The difference between models and prototypes is that prototypes actually work, models just look like they might work but have no internal moving parts. Models are used because buyers see them like they see prototypes and it makes them feel the vendor’s offering is more real.
However, the reason that a vendor uses a model rather than a prototype is because they’ve typically run into a huge problem that they don’t yet know how to fix and don’t want the investors or customers to know they don’t have a product.
Consumer product models do serve a very real purpose to help learn early on what customers like and don’t like about the offering as well as getting competitors to chase you. Consumers often buy form over function and this practice works there.
However, with the business market buyers are typically more interested in how well the product works, which is why a working prototype is better. When an IT vendor does a model instead of a working prototype they are generally trying to distract the audience from the fact they don’t yet have a real working offering.
And, with a model, they are far less likely to ever have one that meets the expectations they have set. Never base a buying decision off of a model, at least not in IT. Make sure the gizmo does what you expect it to do before making a commitment to buy it or not, and consider buying a competing product that actually works.
One final comment on models, often they are created to make it look to senior management (particularly inexperienced CEOs) that progress has been made when it actually hasn’t in order to allow a key executive time to leave before being let go.

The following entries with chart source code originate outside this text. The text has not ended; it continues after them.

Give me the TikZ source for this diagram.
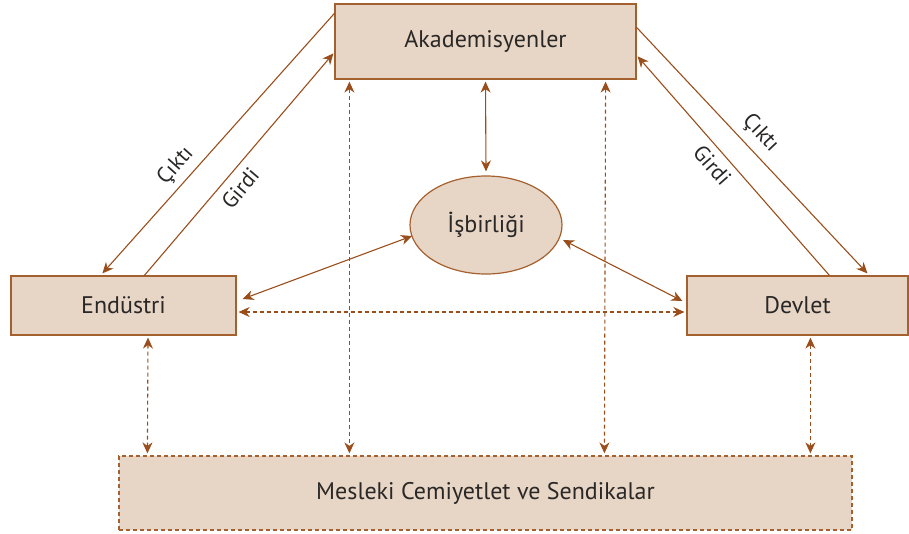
\documentclass[tikz,border=0pt]{standalone}
\usepackage{fontspec}
\setmainfont{PT Sans}
\usetikzlibrary{arrows.meta,calc,shapes.geometric}
\definecolor{boxfill}{HTML}{E7D5C5}
\definecolor{boxline}{HTML}{A5602F}
\definecolor{arr}{HTML}{9A4E1C}
\definecolor{txt}{HTML}{2A2827}
\tikzset{
  box/.style={draw=boxline, fill=boxfill, line width=1.2pt, inner sep=0pt, text=txt, font=\fontsize{24}{28}\selectfont},
  conn/.style={draw=arr, line width=1.1pt, -{Stealth[length=11pt,width=10pt,inset=3.5pt]}},
  both/.style={draw=arr, line width=1.1pt, {Stealth[length=11pt,width=10pt,inset=3.5pt]}-{Stealth[length=11pt,width=10pt,inset=3.5pt]}},
  dsh/.style={dash pattern=on 4pt off 3pt},
  lbl/.style={text=txt, font=\fontsize{22}{26}\selectfont, inner sep=0pt}
}
\begin{document}
\begin{tikzpicture}[x=1pt,y=-1pt]
\useasboundingbox (0,0) rectangle (909,533);
\node[box, minimum width=301pt, minimum height=75pt] (aka) at (485.5,41.5) {Akademisyenler};
\node[box, minimum width=225pt, minimum height=59pt] (end) at (123.5,305.5) {Endüstri};
\node[box, minimum width=221pt, minimum height=59pt] (dev) at (797.5,305.5) {Devlet};
\node[box, dsh, minimum width=733pt, minimum height=74pt] (mes) at (485.5,493) {Mesleki Cemiyetlet ve Sendikalar};
\node[box, ellipse, minimum width=152pt, minimum height=98pt] (isb) at (486,225) {İşbirliği};

% left Çıktı / Girdi
\draw[conn] ($(aka.north west)+(0,10)$) -- node[lbl, sloped, above=6pt, pos=0.63] {Çıktı} ($(end.north west)+(92,-2)$);
\draw[conn] ($(end.north west)+(134,0)$) -- node[lbl, sloped, below=8pt, pos=0.44] {Girdi} ($(aka.north west)+(-1,50)$);
% right Çıktı / Girdi
\draw[conn] ($(aka.north east)+(0,24)$) -- node[lbl, sloped, above=7pt, pos=0.48] {Çıktı} ($(dev.north west)+(181,-2)$);
\draw[conn] ($(dev.north west)+(143,0)$) -- node[lbl, sloped, below=7pt, pos=0.55] {Girdi} ($(aka.north east)+(1,53)$);

% İşbirliği links
\draw[both] ($(aka.south)+(0,2)$) -- ($(isb.north)+(0,-4)$);
\draw[both] ($(isb.center)+(-74,11)$) -- ($(end.east)+(6,-6.5)$);
\draw[both] ($(isb.center)+(77,15)$) -- ($(dev.west)+(-4,-4.5)$);

% dashed links
\draw[both, dsh] ($(end.east)+(2,6.5)$) -- ($(dev.west)+(-2,6.5)$);
\draw[both, dsh] ($(end.south)+(24.5,2)$) -- ($(mes.north west)+(29,-2)$);
\draw[both, dsh] ($(aka.south west)+(15,2)$) -- ($(mes.north west)+(231,-2)$);
\draw[both, dsh] ($(aka.south east)+(-31,2)$) -- ($(mes.north west)+(486,-2)$);
\draw[both, dsh] ($(dev.south west)+(124,2)$) -- ($(mes.north west)+(692,-2)$);
\end{tikzpicture}
\end{document}
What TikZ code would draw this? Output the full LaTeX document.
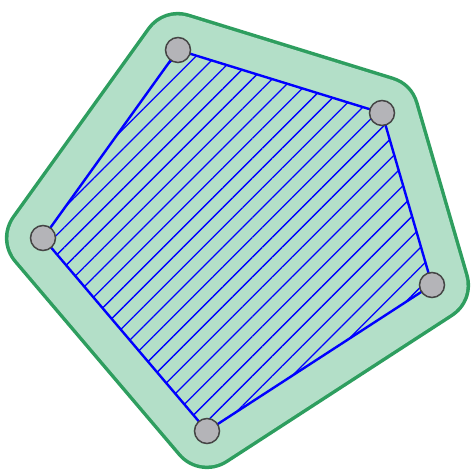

In this case the problem not only showcases dishonesty with the division, but an incredibly naïve CEO either of which should have you avoiding this vendor like the plague.
Bottom Line: It’s All About Thinking Smart
In the end this is all about thinking smart. You shouldn’t hire a company that can’t do the job, won’t do the job, or is unwilling to tell you the truth about their capabilities.
The simple message is, do business with firms that constantly earn and deserve your trust and let your competitors use the other ones. Let that be your gift to them.